As Pastor Quigley explained the domination of St. Andrews Cathedral in the 1500’s, both in size over the city and power over the people, I could see it and imagine it right where I stood. The church had its rules and regulations, but it missed that overwhelming glory and grace of personal relationship with Jesus Christ.
The Reformers brought that message and hope at great cost back to the people, and I am daily one of its recipients. I connected with the Reformers. Their message through trial and tribulation as Christ’s servants stays with me every day.
It was a message and a place I wanted my friends to experience. So, in the summer of 2012, I was able to bring seven members of Calvary Reformed Presbyterian Church in Hampton, Virginia, on a Scottish Reformation Tour.

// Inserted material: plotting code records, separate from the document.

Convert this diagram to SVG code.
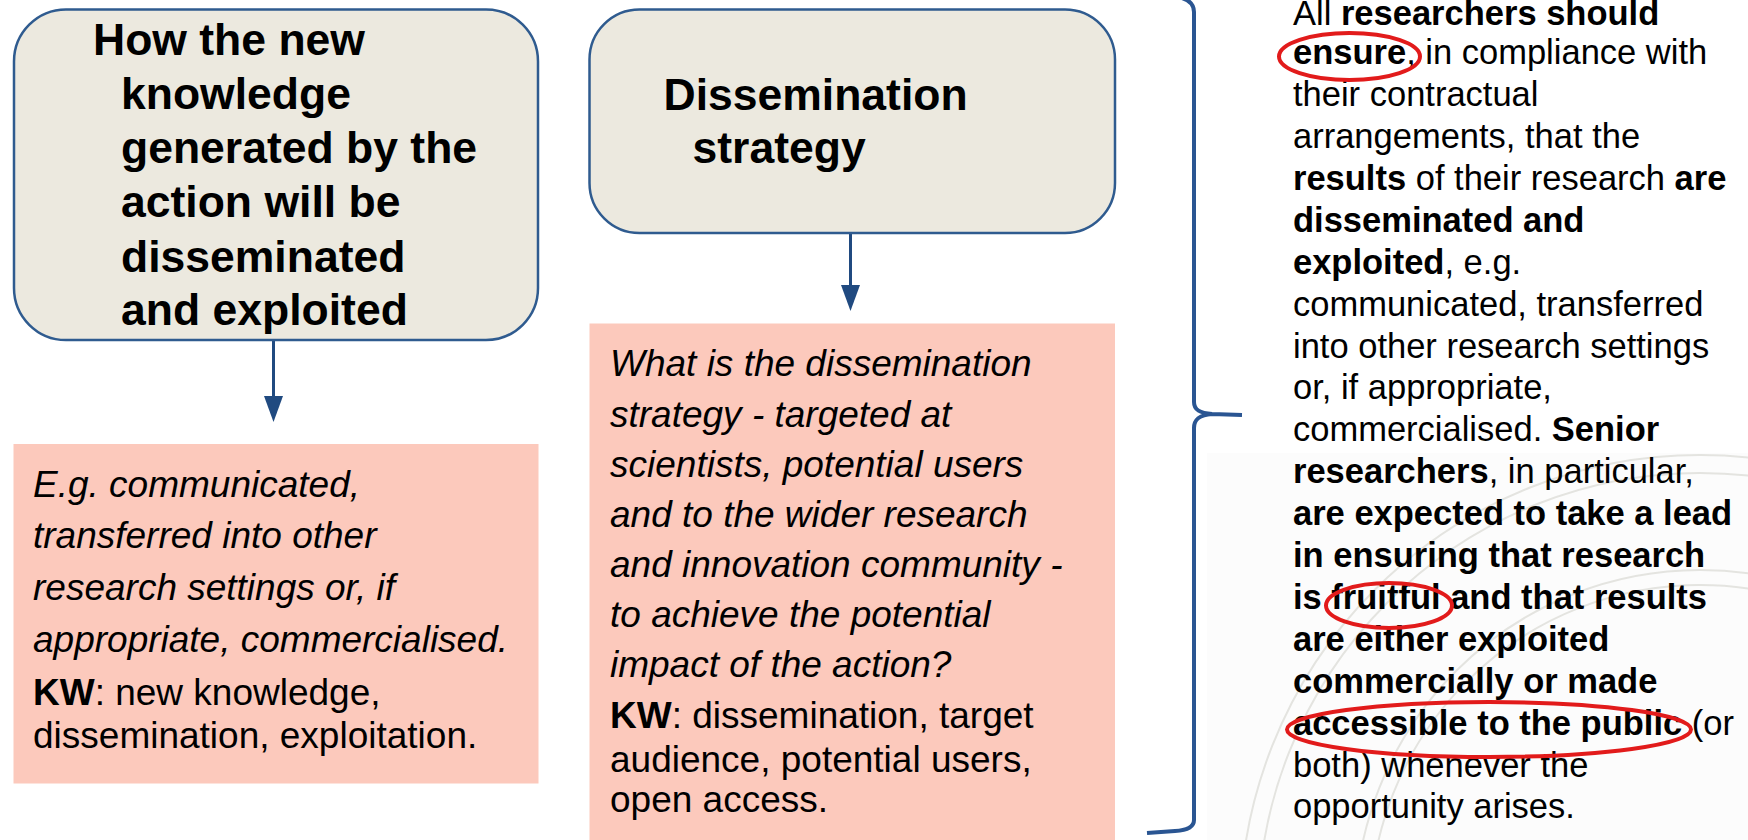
<svg xmlns="http://www.w3.org/2000/svg" width="1748" height="840" viewBox="0 0 1748 840">
<style>
.title{font-family:"Liberation Sans",Arial,sans-serif;font-weight:bold;font-size:44.5px;fill:#000}
.note{font-family:"Liberation Sans",Arial,sans-serif;font-style:italic;font-size:37px;fill:#000}
.kw{font-family:"Liberation Sans",Arial,sans-serif;font-size:37px;fill:#000}
.quote{font-family:"Liberation Sans",Arial,sans-serif;font-size:34.5px;fill:#000}
.b{font-weight:bold}
.tbox{fill:#ece9df;stroke:#2f5b8f;stroke-width:2.5}
.pbox{fill:#fcc9bc;stroke:none}
.conn{stroke:#204a80;stroke-width:3;fill:none}
.ring{fill:none;stroke:#e21b1b;stroke-width:4}
.wm{fill:none;stroke:#e4e4e0;stroke-width:2}
</style>
<defs>
<marker id="ah" markerUnits="userSpaceOnUse" viewBox="0 0 26 19" markerWidth="26" markerHeight="19" refX="0" refY="9.5" orient="auto">
<path d="M0,0 L26,9.5 L0,19 z" fill="#204a80"/>
</marker>
</defs>
<rect x="0" y="0" width="1748" height="840" fill="#ffffff"/>
<g id="watermark">
<rect x="1207" y="453" width="541" height="387" fill="#fcfcfc"/>
<circle class="wm" cx="1700" cy="915" r="460"/>
<circle class="wm" cx="1700" cy="915" r="442"/>
<circle class="wm" cx="1700" cy="915" r="345"/>
<circle class="wm" cx="1700" cy="915" r="330"/>
</g>
<g id="connectors">
<line class="conn" x1="273.5" y1="340" x2="273.5" y2="396" marker-end="url(#ah)"/>
<line class="conn" x1="850.5" y1="233" x2="850.5" y2="285" marker-end="url(#ah)"/>
<path d="M1165,-4 Q1194,-4 1194,12 L1194,402 C1194,410 1200,413 1212,414 L1242,415 M1212,414 C1200,415 1194,419 1194,428 L1194,820 Q1194,830 1175,831 L1147,833" fill="none" stroke="#2a5592" stroke-width="4"/>
</g>
<g id="node-knowledge">
<rect class="tbox" x="14" y="9.5" width="524" height="330.5" rx="52" ry="52"/>
<text class="title" x="93" y="55">How the new</text>
<text class="title" x="121" y="109">knowledge</text>
<text class="title" x="121" y="163">generated by the</text>
<text class="title" x="121" y="217">action will be</text>
<text class="title" x="121" y="272">disseminated</text>
<text class="title" x="121" y="325">and exploited</text>
</g>
<g id="node-knowledge-detail">
<rect class="pbox" x="13.5" y="444" width="525" height="339.5"/>
<text class="note" x="33" y="497">E.g. communicated,</text>
<text class="note" x="33" y="548">transferred into other</text>
<text class="note" x="33" y="600">research settings or, if</text>
<text class="note" x="33" y="652">appropriate, commercialised.</text>
<text class="kw" x="33" y="705"><tspan class="b">KW</tspan>: new knowledge,</text>
<text class="kw" x="33" y="748">dissemination, exploitation.</text>
</g>
<g id="node-strategy">
<rect class="tbox" x="589.5" y="9.5" width="525.5" height="223.5" rx="50" ry="50"/>
<text class="title" x="663.5" y="110">Dissemination</text>
<text class="title" x="692.5" y="163">strategy</text>
</g>
<g id="node-strategy-detail">
<rect class="pbox" x="589.5" y="323.5" width="525.5" height="520"/>
<text class="note" x="610" y="376">What is the dissemination</text>
<text class="note" x="610" y="427">strategy - targeted at</text>
<text class="note" x="610" y="477">scientists, potential users</text>
<text class="note" x="610" y="527">and to the wider research</text>
<text class="note" x="610" y="577">and innovation community -</text>
<text class="note" x="610" y="627">to achieve the potential</text>
<text class="note" x="610" y="677">impact of the action?</text>
<text class="kw" x="610" y="728"><tspan class="b">KW</tspan>: dissemination, target</text>
<text class="kw" x="610" y="772">audience, potential users,</text>
<text class="kw" x="610" y="812">open access.</text>
</g>
<g id="node-quote">
<text class="quote" x="1293" y="25">All <tspan class="b">researchers should</tspan></text>
<text class="quote" x="1293" y="64"><tspan class="b">ensure</tspan>, in compliance with</text>
<text class="quote" x="1293" y="106">their contractual</text>
<text class="quote" x="1293" y="148">arrangements, that the</text>
<text class="quote" x="1293" y="190"><tspan class="b">results</tspan> of their research <tspan class="b">are</tspan></text>
<text class="quote" x="1293" y="231.5"><tspan class="b">disseminated and</tspan></text>
<text class="quote" x="1293" y="273.5"><tspan class="b">exploited</tspan>, e.g.</text>
<text class="quote" x="1293" y="315.5">communicated, transferred</text>
<text class="quote" x="1293" y="357.5">into other research settings</text>
<text class="quote" x="1293" y="399">or, if appropriate,</text>
<text class="quote" x="1293" y="441">commercialised. <tspan class="b">Senior</tspan></text>
<text class="quote" x="1293" y="483"><tspan class="b">researchers</tspan>, in particular,</text>
<text class="quote" x="1293" y="525"><tspan class="b">are expected to take a lead</tspan></text>
<text class="quote" x="1293" y="567"><tspan class="b">in ensuring that research</tspan></text>
<text class="quote" x="1293" y="609"><tspan class="b">is fruitful and that results</tspan></text>
<text class="quote" x="1293" y="650.5"><tspan class="b">are either exploited</tspan></text>
<text class="quote" x="1293" y="692.5"><tspan class="b">commercially or made</tspan></text>
<text class="quote" x="1293" y="734.5"><tspan class="b">accessible to the public</tspan> (or</text>
<text class="quote" x="1293" y="776.5">both) whenever the</text>
<text class="quote" x="1293" y="818">opportunity arises.</text>
<ellipse class="ring" cx="1349.5" cy="56.5" rx="70.5" ry="23.5"/>
<ellipse class="ring" cx="1389" cy="605.5" rx="63" ry="22.5"/>
<ellipse class="ring" cx="1489" cy="729.5" rx="202" ry="27.5"/>
</g>
</svg>
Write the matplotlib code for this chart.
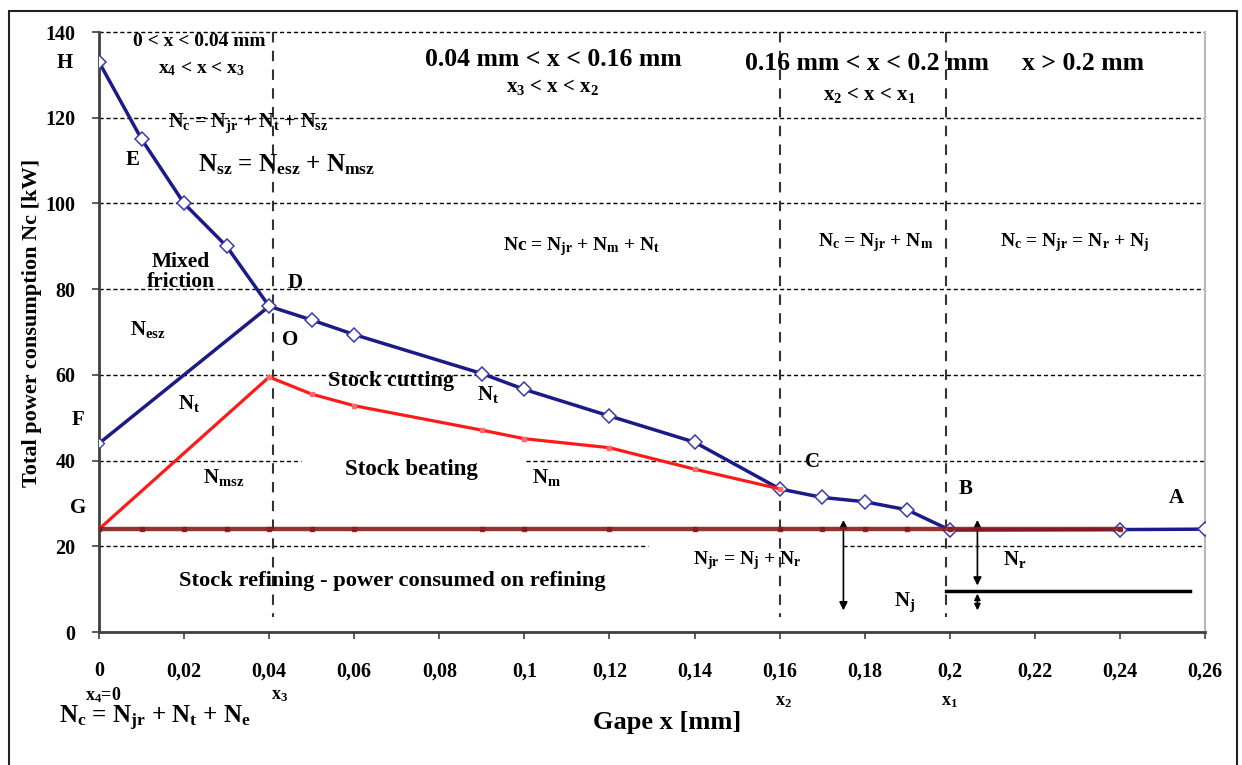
import matplotlib

matplotlib.use("Agg")
import matplotlib.pyplot as plt
from matplotlib.patches import Rectangle

plt.rcParams["font.family"] = ["Liberation Serif", "DejaVu Serif"]
plt.rcParams["font.weight"] = "bold"
plt.rcParams["mathtext.fontset"] = "custom"
plt.rcParams["mathtext.rm"] = "Liberation Serif:bold"
plt.rcParams["mathtext.it"] = "Liberation Serif:bold"
plt.rcParams["mathtext.bf"] = "Liberation Serif:bold"
plt.rcParams["mathtext.default"] = "rm"

# total power consumption Nc (blue), from H down to A
nc_x = [0, 0.01, 0.02, 0.03, 0.04, 0.05, 0.06, 0.09, 0.10, 0.12, 0.14,
        0.16, 0.17, 0.18, 0.19, 0.20, 0.24, 0.26]
nc_y = [133, 115, 100, 90, 76, 72.8, 69.4, 60.3, 56.6, 50.4, 44.3,
        33.4, 31.4, 30.4, 28.5, 23.8, 23.9, 24]
# Nt branch F -> O
nt_x = [0, 0.04]
nt_y = [44, 76]
# beating power Nm (red), G -> C
nm_x = [0, 0.04, 0.05, 0.06, 0.09, 0.10, 0.12, 0.14, 0.16]
nm_y = [24, 59.5, 55.5, 52.8, 47.1, 45.1, 43, 38, 33.4]
# refining power Njr (dark red)
njr_x = [0, 0.01, 0.02, 0.03, 0.04, 0.05, 0.06, 0.09, 0.10, 0.12, 0.14,
         0.16, 0.17, 0.18, 0.19, 0.20, 0.24]
njr_y = [24] * len(njr_x)

x_ticks = [0, 0.02, 0.04, 0.06, 0.08, 0.10, 0.12, 0.14, 0.16, 0.18, 0.20,
           0.22, 0.24, 0.26]
x_ticklabels = ["0", "0,02", "0,04", "0,06", "0,08", "0,1", "0,12", "0,14",
                "0,16", "0,18", "0,2", "0,22", "0,24", "0,26"]
y_ticks = [0, 20, 40, 60, 80, 100, 120, 140]
x_marks = {"x$_4$=0": 0.001, "x$_3$": 0.0425, "x$_2$": 0.161, "x$_1$": 0.2}
region_bounds = [0.041, 0.16, 0.199]

fig = plt.figure(figsize=(12.42, 7.65), dpi=100)
ax = fig.add_axes([99 / 1242, 1 - 632 / 765, 1106 / 1242, 600 / 765])
ax.set_xlim(0, 0.26)
ax.set_ylim(0, 140)

# dashed grid, broken where the labels sit
grid_segments = {20: [(0, 0.129), (0.175, 0.26)], 40: [(0, 0.0475), (0.1004, 0.26)]}
for lvl in y_ticks[1:]:
    for x0, x1 in grid_segments.get(lvl, [(0, 0.26)]):
        ax.plot([x0, x1], [lvl, lvl], color="black", lw=1.0,
                ls=(0, (3, 2)), zorder=1, clip_on=False)

for xb in region_bounds:
    ax.plot([xb, xb], [140, 3.5], color="#333333", lw=1.5,
            ls=(0, (5, 4)), zorder=1)

ax.plot(nt_x, nt_y, color="#1a1a88", lw=2.5, marker="D", ms=5,
        mfc="white", mec="#3a3aa8", zorder=3)
ax.plot(nc_x, nc_y, color="#1a1a88", lw=2.5, marker="D", ms=7,
        mfc="white", mec="#3a3aa8", mew=1.1, zorder=3)
ax.plot(nm_x, nm_y, color="#ff1a1a", lw=2.3, marker="s", ms=3.5,
        mfc="#ff6a6a", mec="#ff6a6a", zorder=4)
ax.plot(njr_x, njr_y, color="#8a1c1c", lw=3.2, marker="s", ms=3.5,
        alpha=0.9, zorder=4)

# arrows for Njr, Nr, Nj
arrow = dict(arrowstyle="<|-|>", color="black", lw=1.2, mutation_scale=12)
ax.annotate("", xy=(0.175, 26.8), xytext=(0.175, 4.4), arrowprops=arrow)
ax.annotate("", xy=(0.2065, 26.8), xytext=(0.2065, 10.2), arrowprops=arrow)
ax.annotate("", xy=(0.2065, 9.6), xytext=(0.2065, 4.4),
            arrowprops=dict(arrowstyle="<|-|>", color="black", lw=1.2,
                            mutation_scale=9))
ax.plot([0.199, 0.2565], [9.6, 9.6], color="black", lw=2.5, zorder=3)

ax.set_xticks(x_ticks)
ax.set_xticklabels(x_ticklabels)
ax.set_yticks(y_ticks)
ax.tick_params(axis="x", direction="out", length=5, width=1.2,
               pad=16, labelsize=14.5, color="#404040")
ax.tick_params(axis="y", direction="out", length=5, width=1.2,
               pad=12, labelsize=14.5, color="#404040")
ax.spines["top"].set_visible(False)
ax.spines["right"].set_color("#b8b8b8")
ax.spines["right"].set_linewidth(1.5)
ax.spines["left"].set_color("#404040")
ax.spines["left"].set_linewidth(2)
ax.spines["bottom"].set_color("#404040")
ax.spines["bottom"].set_linewidth(2)

ax.set_xlabel("Gape x [mm]", fontsize=19, fontweight="bold")
ax.xaxis.set_label_coords((667 - 99) / 1106, (632 - 722) / 600)
ax.xaxis.label.set_va("center")
ax.set_ylabel("Total power consumption Nc [kW]", fontsize=16,
              fontweight="bold")
ax.yaxis.set_label_coords(-0.0515, 0.515)

for lab, xm in x_marks.items():
    ym = -14.8 if xm < 0.1 else -16.3
    ax.text(xm, ym, lab, ha="center", va="center", fontsize=13,
            clip_on=False)

labels = [
    (0.0235, 137.7, "0 < x < 0.04 mm", 14),
    (0.024, 131.4, "x$_4$ < x < x$_3$", 14),
    (0.1067, 133.5, "0.04 mm < x < 0.16 mm", 18.5),
    (0.1067, 127.2, "x$_3$ < x < x$_2$", 15),
    (0.1806, 132.6, "0.16 mm < x < 0.2 mm", 18.5),
    (0.2313, 132.6, "x > 0.2 mm", 18.5),
    (0.1812, 125.2, "x$_2$ < x < x$_1$", 15),
    (0.035, 118.8, "N$_c$ = N$_{jr}$ + N$_t$ + N$_{sz}$", 14.5),
    (0.0442, 109, "N$_{sz}$ = N$_{esz}$ + N$_{msz}$", 18),
    (0.1135, 90, "Nc = N$_{jr}$ + N$_m$ + N$_t$", 14),
    (0.1825, 90.8, "N$_c$ = N$_{jr}$ + N$_m$", 14),
    (0.2294, 90.8, "N$_c$ = N$_{jr}$ = N$_r$ + N$_j$", 14),
    (-0.008, 132.7, "H", 15),
    (0.008, 110.1, "E", 15),
    (0.0193, 84, "Mixed\nfriction", 15.5),
    (0.046, 81.4, "D", 15),
    (0.0449, 68.1, "O", 15),
    (0.0115, 70.6, "N$_{esz}$", 15),
    (-0.005, 49.5, "F", 15),
    (0.0212, 53.2, "N$_t$", 15),
    (0.0687, 58.6, "Stock cutting", 16),
    (0.0915, 55.4, "N$_t$", 15),
    (-0.005, 28.9, "G", 15),
    (0.0292, 36, "N$_{msz}$", 15),
    (0.0734, 37.8, "Stock beating", 16.5),
    (0.1053, 36, "N$_m$", 15),
    (0.069, 11.9, "Stock refining - power consumed on refining", 16.2),
    (0.1678, 39.7, "C", 15),
    (0.2038, 33.4, "B", 15),
    (0.2533, 31.3, "A", 15),
    (0.1523, 16.6, "N$_{jr}$ = N$_j$ + N$_r$", 14),
    (0.2153, 16.8, "N$_r$", 15),
    (0.1895, 7, "N$_j$", 15),
    (0.0132, -20.2, "N$_c$ = N$_{jr}$ + N$_t$ + N$_e$", 18),
]
for xt, yt, txt, fs in labels:
    ax.text(xt, yt, txt, ha="center", va="center", fontsize=fs,
            linespacing=1.0, clip_on=False, zorder=5)

fig.add_artist(Rectangle((9 / 1242, -0.02), 1228 / 1242, 1 - 11 / 765 + 0.02,
                         transform=fig.transFigure, fill=False,
                         edgecolor="#222222", lw=1.5))

fig.savefig("out.png", dpi=100)
plt.close(fig)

Though the rain poured upon us for most of the tour, so did the message of God’s preservation of His people.
We got a peek into old houses and churches, huge castles and cathedrals, and, most of all, the lives of our covenanting brothers and sisters in Christ. If you go with your eyes open, you see the pain and suffering . . . and the purpose behind it all—Christ’s Crown and Covenant.
To stand in the setting of the conventicle in Drumclog, in Samuel Rutherford’s church in Anwoth, in John Knox’s pulpit in St. Andrews, and at the grave site of Margaret Wilson in Wigtown can be a life-changing experience. My Christian brothers and sisters spoke to me there. I have not forgotten their voices or the One for whom they spoke.
We have so great a cloud of witnesses who have gone before us. We run in the same strength and fix our eyes on the same Savior. Come to Scotland and let them encourage you as well.”